One of my favorite sources for short story prompts is The First Line Literary Journal that provides a new first line every quarter. The first line cannot be altered in any way unless otherwise indicated (i.e., fill in the blank). Everything written after the first line is fair game. I have written and submitted many short stories inspired by these prompts, but none were ever accepted for publication. Some of them did get accepted elsewhere for publication.
The Fall 2010 prompt became the basis for “The Kitterun Five Tourist Trap,” first published in Short Sips: Coffee House Flash Fiction Volume 2 (Wicked East Press, March 2012), and will be available as a short story ebook in March 2013.
Three thousand planets in the known universe, and I’m stuck on the only one without [a decent toilet].
The words in the brackets were the part that I had to change in the original prompt. A human visiting a feline-humanoid world in pursuit of seeing the mysterious tail of a sexually aroused female Kitterun finds the accommodations for his hotel room quite different from what he expected.
The Summer 2012 prompt became the basis for “The Wizards of Flushington,” slated for publication in Fresh Ground: Coffee House Flash Fiction Volume 3 anthology (Wicked East Press, Spring 2013).
Rachel’s first trip to England didn’t go as planned.
A young witch magically flushes herself down the toilet to arrive at a public toilet in England for a renaissance fair, but ends up being thrown out of an outhouse in the Australian outback to meet two strange old wizards.
The forthcoming Winter 2013 prompt was somewhat more challenging than usual to come up with ideas for a speculative short story.
On a perfect spring morning with flat seas and clear blue skies, Captain Eli P. Cooke made a terrible mistake.
I’m thinking that this story could take place on a fishing boat. Eli is the Biblical name of a high priest whom knew that his sons were mishandling the temple services but did nothing about it, his family line through his sons fell in battle and he died from hearing the news as God’s punishment, which suggests a knife, a sacrificial offering and a struggle with nature. This would be enough to start a short story under most circumstances. Not this time. I was missing something to tie the whole story together.
Last year I read a story about a giant blue eyeball washing up on a Florida beach. No one knew where it came from, perhaps it belong to a sea creature from the dark depths of the Atlantic Ocean. Wildlife experts confirmed that the softball-sized eyeball came from a swordfish, probably cut out and tossed overboard by fishermen.
Putting the first line prompt and the giant blue eyeball together, I have enough to get started. As I thought about how to write the short story, Ernest Hemingway’s “The Old Man and The Sea,” where an aging fisherman goes after a giant marlin, became an inspiration. Except my short story is a speculative tale.
A fisherman spends all night to pull in a giant squid on to his small fishing boat. The first thing he does is to cut out an eyeball. The giant squid, not yet dead from being out of the sea, starts thrashing on the deck and falls back into the ocean. The fisherman curses at his misfortune of losing his catch, keeping the worthless eyeball that watches him.

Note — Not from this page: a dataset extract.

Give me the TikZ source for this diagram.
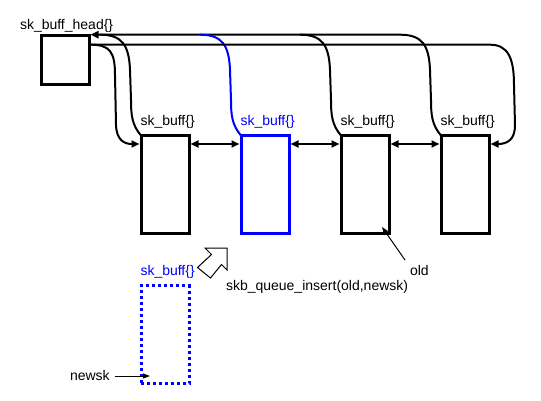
\documentclass[tikz,border=0pt]{standalone}
\usepackage{fontspec}
\setmainfont{Liberation Sans}
\usetikzlibrary{arrows.meta,calc}
\begin{document}
\begin{tikzpicture}[x=1pt,y=-1pt,
  box/.style={draw,line width=3pt,minimum width=48pt,minimum height=98pt,inner sep=0pt,outer sep=0pt},
  headbox/.style={draw,line width=3pt,minimum width=48pt,minimum height=49pt,inner sep=0pt,outer sep=0pt},
  lbl/.style={inner sep=0pt,outer sep=0pt,anchor=base west,font=\fontsize{14}{16}\selectfont},
  conn/.style={line width=2pt},
  tip/.style={-{Triangle[length=8pt,width=7pt]}},
  dtip/.style={{Triangle[length=8pt,width=7pt]}-{Triangle[length=8pt,width=7pt]}},
  thinarrow/.style={line width=1pt,-{Triangle[length=7pt,width=5pt]}}]
\useasboundingbox (0,0) rectangle (541,401);
% boxes
\node[headbox] (h) at (65,60.2) {};
\node[box] (b1) at (165,184.5) {};
\node[box,draw=blue] (b2) at (265,184.5) {};
\node[box] (b3) at (365,184.5) {};
\node[box] (b4) at (465,184.5) {};
\node[box,draw=blue,dash pattern=on 3pt off 3pt] (nb) at (165,334.5) {};
% labels
\node[lbl] (lh) at (20,30) {sk\_buff\_head\{\}};
\node[lbl] (l1) at (140.5,126) {sk\_buff\{\}};
\node[lbl,text=blue] (l2) at (240.5,126) {sk\_buff\{\}};
\node[lbl] (l3) at (340.5,126) {sk\_buff\{\}};
\node[lbl] (l4) at (440.5,126) {sk\_buff\{\}};
\node[lbl,text=blue] (ln) at (140.5,275) {sk\_buff\{\}};
\node[lbl] (old) at (410,275) {old};
\node[lbl] (ins) at (226,290) {skb\_queue\_insert(old,newsk)};
\node[lbl] (nw) at (70,380) {newsk};
% list pointers back to head (bus)
\draw[conn,tip] (b4.north west) .. controls (432,125) and (431,115) .. (431,100) -- (430,70)
  .. controls (429,45) and (422,34.7) .. (400,34.7) -- ($(h.north east)+(1.5,-1)$);
\draw[conn] (b3.north west) .. controls (332,125) and (331,115) .. (331,100) -- (330,70)
  .. controls (329,45) and (322,34.7) .. (300,34.7);
\draw[conn] (b1.north west) .. controls (132,125) and (131,115) .. (131,100) -- (130,70)
  .. controls (129,45) and (122,34.7) .. (100,34.7);
\draw[conn,blue] (b2.north west) .. controls (232,125) and (231,115) .. (231,100) -- (230,70)
  .. controls (229,45) and (222,34.7) .. (200,34.7);
% head next / prev
\draw[conn,tip] ($(h.north east)+(1.5,9)$) .. controls (110,44.7) and (115,52) .. (115,75) -- (116,125)
  .. controls (116.5,140) and (124,144) .. ($(b1.north west)+(-1.5,8.5)$);
\draw[conn,tip] ($(h.north east)+(1.5,9)$) -- (490,44.7) .. controls (508,44.7) and (514,58) .. (514,85)
  -- (515,125) .. controls (515,140) and (507,144) .. ($(b4.north east)+(1.5,8.5)$);
% next/prev between buffers
\draw[conn,dtip] ($(b1.north east)+(1.5,8.5)$) -- ($(b2.north west)+(-1.5,8.5)$);
\draw[conn,dtip] ($(b2.north east)+(1.5,8.5)$) -- ($(b3.north west)+(-1.5,8.5)$);
\draw[conn,dtip] ($(b3.north east)+(1.5,8.5)$) -- ($(b4.north west)+(-1.5,8.5)$);
% pointers
\draw[thinarrow] ($(old.base west)+(-5,-15)$) -- ($(b3.south east)+(-7,-6.5)$);
\draw[thinarrow] ($(nw.base east)+(5,-4)$) -- ($(nb.south west)+(9,-7.5)$);
% hollow arrow
\draw[line width=1pt,line join=miter] (205,248) -- (227,248) -- (227,270) -- (221.5,264.5)
  -- (210.5,278) -- (197.5,267.5) -- (211.5,254.5) -- cycle;
\end{tikzpicture}
\end{document}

Will I get this short story done by the deadline at the end of the month? Probably not. I just started a new non-writing tech job. My writing priorities will probably change over the next few months. Not all First Line prompts will turn into finished short stories. Most end up with two pages being written before going on the back burner. Those unfinished stories that do get published are so heavily revised that the first line prompt disappears in subsequent drafts.